Justin Starke, official uBu brand ambassador and founder of Starke Shrooms, sent us a recipe that he came up with during his Iceland trip for a delicious looking coconut curry and couscous dish using all dry ingredients. Naturally, it features Hiker's Hummus.
Coconut Curry Cashew Hummus
Ingredients:
75g Couscous*
10g Freeze Dried Carrots**
10g Freeze Dried Sweet Corn**
10g Freeze Dried Peas**
6g Coconut Milk Powder
12g Peanut Butter Powder
3g Butter Powder
54g Cashews
20g Curry Paste (I like Maesri Massaman)***
1 packet (43g) of Ubu Hiker's Hummus (Roasted Garlic or Cilantro Lime)

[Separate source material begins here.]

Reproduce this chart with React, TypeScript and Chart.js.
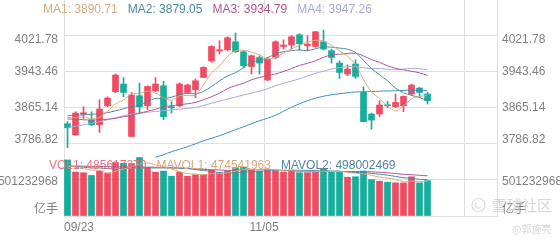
import React, { useEffect, useRef } from 'react';
import { Chart, registerables } from 'chart.js';

Chart.register(...registerables);

// ---------------- data ----------------
const xTickLabels = ['09/23', '11/05', ''];

const opens = [3829.0, 3804.8, 3849.8, 3837.1, 3826.8, 3868.4, 3899.1, 3916.0, 3801.2, 3890.3, 3868.4, 3901.3, 3912.2, 3866.2, 3868.4, 3897.6, 3903.5, 3930.4, 3967.0, 3988.3, 3991.1, 4008.6, 3986.7, 3954.5, 3974.2, 3924.7, 3974.2, 3998.3, 4002.1, 4024.0, 3999.9, 3998.3, 4008.6, 3988.9, 3962.0, 3937.9, 3959.8, 3897.6, 3850.2, 3850.2, 3870.6, 3866.2, 3868.4, 3894.1, 3907.2, 3894.1];
const closes = [3820.2, 3852.4, 3853.1, 3826.8, 3861.2, 3885.3, 3935.7, 3897.6, 3891.9, 3866.2, 3910.7, 3916.0, 3844.3, 3864.0, 3916.0, 3913.8, 3923.2, 3952.4, 3998.4, 3991.1, 4017.4, 3986.7, 3956.1, 3978.0, 3962.0, 3970.7, 4008.6, 4001.4, 4019.6, 4004.3, 4003.2, 4030.5, 3992.6, 3974.2, 3941.4, 3948.8, 3932.6, 3833.4, 3837.1, 3870.0, 3868.4, 3875.7, 3888.8, 3913.8, 3897.6, 3879.4];
const highs = [3833.4, 3855.3, 3866.2, 3855.3, 3881.6, 3888.1, 3937.9, 3930.4, 3897.6, 3918.2, 3912.2, 3930.4, 3922.1, 3877.2, 3918.2, 3916.0, 3926.9, 3953.9, 3999.9, 4010.8, 4019.6, 4027.7, 3988.9, 3979.5, 3978.0, 3974.2, 4010.8, 4013.0, 4021.8, 4026.2, 4021.8, 4031.6, 4034.3, 3992.6, 3967.0, 3958.2, 3969.2, 3910.0, 3852.4, 3879.4, 3878.3, 3894.1, 3890.3, 3916.0, 3908.6, 3897.6];
const lows = [3776.4, 3802.7, 3840.6, 3824.6, 3809.9, 3866.2, 3896.9, 3888.1, 3800.5, 3852.4, 3859.7, 3899.1, 3837.7, 3852.4, 3866.2, 3895.4, 3886.0, 3929.8, 3963.3, 3981.7, 3988.9, 3985.2, 3952.4, 3937.9, 3937.9, 3923.2, 3971.1, 3992.6, 3992.6, 3991.1, 3988.9, 3996.2, 3990.4, 3962.0, 3928.2, 3934.2, 3928.2, 3833.4, 3817.4, 3845.0, 3864.0, 3864.7, 3855.3, 3891.9, 3888.1, 3872.2];

const ma1 = [3843, 3842, 3844, 3840, 3842.7, 3855.8, 3872.4, 3881.3, 3894.3, 3895.3, 3900.4, 3896.5, 3885.8, 3880.2, 3890.2, 3890.8, 3892.3, 3913.9, 3940.8, 3955.8, 3976.5, 3989.2, 3989.9, 3985.9, 3980.0, 3970.7, 3975.1, 3984.1, 3992.5, 4000.9, 4007.4, 4011.8, 4010.0, 4001.0, 3988.4, 3977.5, 3957.9, 3926.1, 3898.7, 3884.4, 3868.3, 3856.9, 3868.0, 3883.3, 3888.9, 3890.71];
const ma2 = [3846.5, 3847.6, 3848.7, 3849.8, 3850.9, 3853.1, 3857.5, 3861.8, 3866.2, 3869.0, 3878.1, 3884.5, 3883.6, 3887.3, 3892.8, 3895.6, 3894.4, 3899.9, 3910.5, 3923.0, 3933.7, 3940.7, 3951.9, 3963.3, 3967.9, 3973.6, 3982.1, 3987.0, 3989.2, 3990.5, 3989.1, 3993.4, 3997.1, 3996.7, 3994.7, 3992.5, 3984.9, 3968.1, 3949.8, 3936.4, 3922.9, 3907.4, 3897.0, 3891.0, 3886.6, 3879.05];
const ma3 = [3839.3, 3838.9, 3837.8, 3837.1, 3837.8, 3838.9, 3841.0, 3844.3, 3847.6, 3852.0, 3856.4, 3860.8, 3866.2, 3868.4, 3870.6, 3872.8, 3875.7, 3881.6, 3888.1, 3896.0, 3905.9, 3912.6, 3917.7, 3925.3, 3930.3, 3934.6, 3938.3, 3943.4, 3949.8, 3956.7, 3961.4, 3967.1, 3974.5, 3980.0, 3981.3, 3983.0, 3983.5, 3977.6, 3969.5, 3963.4, 3956.0, 3950.4, 3947.1, 3943.9, 3940.6, 3934.79];
const ma4 = [3820.2, 3823.5, 3826.8, 3830.1, 3833.4, 3837.8, 3842.1, 3846.5, 3849.8, 3852.0, 3854.2, 3856.0, 3857.5, 3859.2, 3861.0, 3862.7, 3864.7, 3869.3, 3873.9, 3878.5, 3883.1, 3887.5, 3891.9, 3896.2, 3900.4, 3905.7, 3912.2, 3917.7, 3922.5, 3927.5, 3933.6, 3939.5, 3944.2, 3949.1, 3951.8, 3953.9, 3953.8, 3951.7, 3949.8, 3950.0, 3948.5, 3947.2, 3948.7, 3950.3, 3949.7, 3947.26];
const ma5 = [null, null, null, null, null, null, null, null, null, null, null, 3755.6, 3761.1, 3767.7, 3773.1, 3778.6, 3785.2, 3791.8, 3797.2, 3802.7, 3809.3, 3815.9, 3822.4, 3829.0, 3835.6, 3841.1, 3847.6, 3856.4, 3865.2, 3872.8, 3879.4, 3884.9, 3889.3, 3892.5, 3894.7, 3896.9, 3898.5, 3899.1, 3899.6, 3900.2, 3900.9, 3901.3, 3902.0, 3902.4, 3902.2, 3901.3];

// volumes in millions of units
const volumes = [770, 603, 594, 557, 617, 585, 734, 724, 720, 803, 664, 603, 617, 547, 603, 547, 567, 567, 631, 594, 617, 664, 672, 631, 617, 631, 617, 603, 631, 594, 594, 617, 650, 603, 603, 533, 539, 617, 501, 478, 464, 455, 455, 539, 455, 485.61727];
const mavol1 = [690, 670, 650, 630, 628, 591, 617, 643, 676, 713, 729, 703, 681, 647, 607, 583, 576, 566, 583, 581, 595, 615, 636, 636, 640, 643, 634, 620, 620, 615, 608, 608, 617, 612, 613, 601, 586, 579, 559, 534, 520, 503, 471, 478, 474, 474.541963];
const mavol2 = [680, 680, 670, 660, 660, 650, 650, 660, 660, 671, 660, 660, 662, 661, 660, 656, 640, 624, 615, 594, 589, 595, 601, 609, 611, 619, 624, 628, 628, 628, 625, 621, 619, 616, 614, 605, 597, 598, 585, 574, 561, 544, 525, 518, 504, 498.002469];
const mavol3 = [685, 685, 684, 682, 680, 678, 677, 676, 675, 674, 672, 670, 665, 660, 655, 650, 645, 640, 636, 632, 625, 628, 632, 635, 635, 638, 632, 626, 621, 611, 607, 608, 610, 613, 613, 612, 610, 613, 606, 601, 593, 583, 572, 567, 559, 552];

const priceTicks = [3786.82, 3865.14, 3943.46, 4021.78];
const volumeTicks = [0, 501232968];
const volumeUnitLabel = '亿手';
const maNames = ['MA1', 'MA2', 'MA3', 'MA4'];
const volNames = ['VOL1', 'MAVOL1', 'MAVOL2'];
const watermarkTitle = '雪球社区';
const watermarkAuthor = '@郭施亮';

// ---------------- styles ----------------
const FONT = 'Arial, "Liberation Sans", "Noto Sans CJK SC", sans-serif';
const CJK_FONT = '"Noto Sans CJK SC", sans-serif';
const UP = '#ef4b62';
const DOWN = '#17ad9b';
const GRID = '#e0e0e0';
const TICK = '#808080';
const MA_COLORS = ['#d9a97f', '#4d8a9c', '#b0568f', '#a5aad9'];
const MA5_COLOR = '#3b8fb8';
const VOL_TEXT = '#ea7480';
const MAVOL_COLORS = ['#d9a97f', '#4f86a6', '#a8578c'];

const VOL_SCALE = 1e6;
const PRICE_MIN = 3786.82;
const PRICE_MAX = 4100.1;
const VOL_MAX = 1002465936;
const X_MIN = -0.4375;
const X_MAX = X_MIN + 54.125;
const X_TICK_STEP = 25;
const PRICE_LABEL_SHIFT = [-3.5, 0, 0, 3.5];
const VOL_LABEL_SHIFT = [-6, 2.5];

const shifted = (text: string, s: number) => (s > 0 ? ['', text] : s < 0 ? [text, ''] : text);
const tickFont = (s: number) => ({ family: FONT, size: 12, lineHeight: s ? `${Math.abs(s) * 2}px` : 1.2 });

function yAxis(
  position: 'left' | 'right',
  weight: number,
  min: number,
  max: number,
  values: number[],
  fmt: (v: number) => string,
  shifts: number[],
  showGrid: boolean
) {
  return {
    type: 'linear',
    position,
    stack: 'main',
    stackWeight: weight,
    min,
    max,
    afterBuildTicks: (s: any) => {
      s.ticks = values.map((v) => ({ value: v }));
    },
    afterFit: (s: any) => {
      s.width = position === 'left' ? 64 : 63;
      s.paddingTop = 0;
      s.paddingBottom = 0;
    },
    grid: { display: showGrid, color: GRID, drawTicks: false, lineWidth: 1 },
    border: { display: true, color: GRID },
    ticks: {
      autoSkip: false,
      padding: position === 'left' ? 6 : 5,
      color: TICK,
      font: (ctx: any) => tickFont(shifts[ctx.index] || 0),
      callback: (v: any, i: number) => shifted(fmt(Number(v)), shifts[i] || 0),
    },
  };
}

const overlayPlugin = {
  id: 'overlay',
  afterDraw(chart: any) {
    const c: CanvasRenderingContext2D = chart.ctx;
    c.save();
    c.font = `12px ${FONT}`;
    c.textBaseline = 'middle';
    c.textAlign = 'left';
    const maLast = [ma1, ma2, ma3, ma4].map((a) => a[a.length - 1] as number);
    let x = 43;
    maNames.forEach((name, k) => {
      const t = `${name}: ${maLast[k].toFixed(2)}`;
      c.fillStyle = MA_COLORS[k];
      c.fillText(t, x, 10);
      x += c.measureText(t).width + 10;
    });
    const volLast = [volumes, mavol1, mavol2].map((a) => Math.round(a[a.length - 1] * VOL_SCALE));
    const volColors = [VOL_TEXT, MAVOL_COLORS[0], MAVOL_COLORS[1]];
    x = 49;
    volNames.forEach((name, k) => {
      const t = `${name}: ${volLast[k]}`;
      c.fillStyle = volColors[k];
      c.fillText(t, x, 166);
      x += c.measureText(t).width + 10;
    });
    // watermark
    c.globalAlpha = 0.75;
    c.strokeStyle = '#cfcfcf';
    c.lineWidth = 1.2;
    c.beginPath();
    c.arc(478.5, 205, 6.5, 0, Math.PI * 2);
    c.stroke();
    c.beginPath();
    c.arc(478.5, 205, 3, Math.PI * 0.2, Math.PI * 1.3);
    c.stroke();
    c.fillStyle = '#c8c8c8';
    c.font = `15px ${CJK_FONT}`;
    c.fillText(watermarkTitle, 492, 205);
    c.font = `10px ${CJK_FONT}`;
    c.fillText(watermarkAuthor, 512, 229);
    c.restore();
  },
};

export default function App() {
  const ref = useRef<HTMLCanvasElement>(null);

  useEffect(() => {
    document.body.style.margin = '0';
    const canvas = ref.current;
    if (!canvas) return;
    const idx = closes.map((_, i) => i);
    const colors = idx.map((i) => (closes[i] >= opens[i] ? UP : DOWN));

    const line = (label: string, arr: (number | null)[], color: string, axis: string, scale = 1, clip: any = undefined) => ({
      type: 'line' as const,
      label,
      data: idx.map((i) => ({ x: i, y: arr[i] == null ? null : (arr[i] as number) * scale })),
      borderColor: color,
      backgroundColor: color,
      borderWidth: 1,
      pointRadius: 0,
      tension: 0.3,
      spanGaps: false,
      xAxisID: 'x',
      yAxisID: axis,
      order: 0,
      ...(clip !== undefined ? { clip } : {}),
    });

    const chart = new Chart(canvas, {
      type: 'bar',
      data: {
        datasets: [
          line('MA1', ma1, MA_COLORS[0], 'yP'),
          line('MA2', ma2, MA_COLORS[1], 'yP'),
          line('MA3', ma3, MA_COLORS[2], 'yP'),
          line('MA4', ma4, MA_COLORS[3], 'yP'),
          line('MA5', ma5, MA5_COLOR, 'yP', 1, false),
          line('MAVOL1', mavol1, MAVOL_COLORS[0], 'yV', VOL_SCALE),
          line('MAVOL2', mavol2, MAVOL_COLORS[1], 'yV', VOL_SCALE),
          line('MAVOL3', mavol3, MAVOL_COLORS[2], 'yV', VOL_SCALE),
          {
            type: 'bar',
            label: 'body',
            data: idx.map((i) => ({ x: i, y: [opens[i], closes[i]] })),
            backgroundColor: colors,
            borderWidth: 0,
            barThickness: 6,
            minBarLength: 1,
            grouped: false,
            xAxisID: 'x',
            yAxisID: 'yP',
            order: 2,
          } as any,
          {
            type: 'bar',
            label: 'wick',
            data: idx.map((i) => ({ x: i, y: [lows[i], highs[i]] })),
            backgroundColor: colors,
            borderWidth: 0,
            barThickness: 1,
            grouped: false,
            clip: false,
            xAxisID: 'x',
            yAxisID: 'yP',
            order: 3,
          } as any,
          {
            type: 'bar',
            label: 'VOL',
            data: idx.map((i) => ({ x: i, y: volumes[i] * VOL_SCALE })),
            backgroundColor: colors,
            borderWidth: 0,
            barThickness: 6,
            grouped: false,
            xAxisID: 'x',
            yAxisID: 'yV',
            order: 2,
          } as any,
        ] as any,
      },
      options: {
        responsive: false,
        maintainAspectRatio: false,
        animation: false,
        devicePixelRatio: 1,
        events: [],
        layout: { padding: 0, autoPadding: false },
        plugins: { legend: { display: false }, tooltip: { enabled: false }, title: { display: false } },
        scales: {
          x: {
            type: 'linear',
            min: X_MIN,
            max: X_MAX,
            offset: false,
            afterBuildTicks: (s: any) => {
              s.ticks = xTickLabels.map((_, k) => ({ value: X_MIN + k * X_TICK_STEP }));
            },
            afterFit: (s: any) => {
              s.height = 24;
              s.paddingLeft = 0;
              s.paddingRight = 0;
            },
            grid: { color: GRID, drawTicks: false, offset: false, lineWidth: 1 },
            border: { display: true, color: GRID },
            ticks: {
              autoSkip: false,
              maxRotation: 0,
              align: 'inner',
              padding: 4,
              color: TICK,
              font: { family: FONT, size: 12 },
              callback: (_v: any, i: number) => xTickLabels[i] ?? '',
            },
          },
          yV: yAxis('left', 73, 0, VOL_MAX, volumeTicks, (v) => (v === 0 ? volumeUnitLabel : String(v)), VOL_LABEL_SHIFT, true),
          yP: yAxis('left', 143, PRICE_MIN, PRICE_MAX, priceTicks, (v) => v.toFixed(2), PRICE_LABEL_SHIFT, true),
          yPR: yAxis('right', 143, PRICE_MIN, PRICE_MAX, priceTicks, (v) => v.toFixed(2), PRICE_LABEL_SHIFT, false),
          yVR: yAxis('right', 73, 0, VOL_MAX, volumeTicks, (v) => (v === 0 ? volumeUnitLabel : String(v)), VOL_LABEL_SHIFT, false),
        } as any,
      },
      plugins: [overlayPlugin],
    } as any);

    return () => chart.destroy();
  }, []);

  return (
    <div style={{ width: 560, height: 240, background: '#fff' }}>
      <canvas ref={ref} width={560} height={240} style={{ display: 'block', width: 560, height: 240 }} />
    </div>
  );
}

420-480ml water (1 3/4 - 2 cups)
Directions:
Mix together all the dried ingredients ahead of time in a quart sized freezer bag or silicon bag
Add boiling water, stir, and let sit for 5-10 minutes
Alternatively, add cold water and let soak 6 hours to overnight
Macros:
650 Calories
60g Carbs
22g Protein
36g Fat
Notes:
* Substitue an equal weight of Minute rice to make this recipe gluten free
** Substitute an equal weight of dehydrated frozen vegetable medley
*** Curry powder can also be substituted for longer shelf life.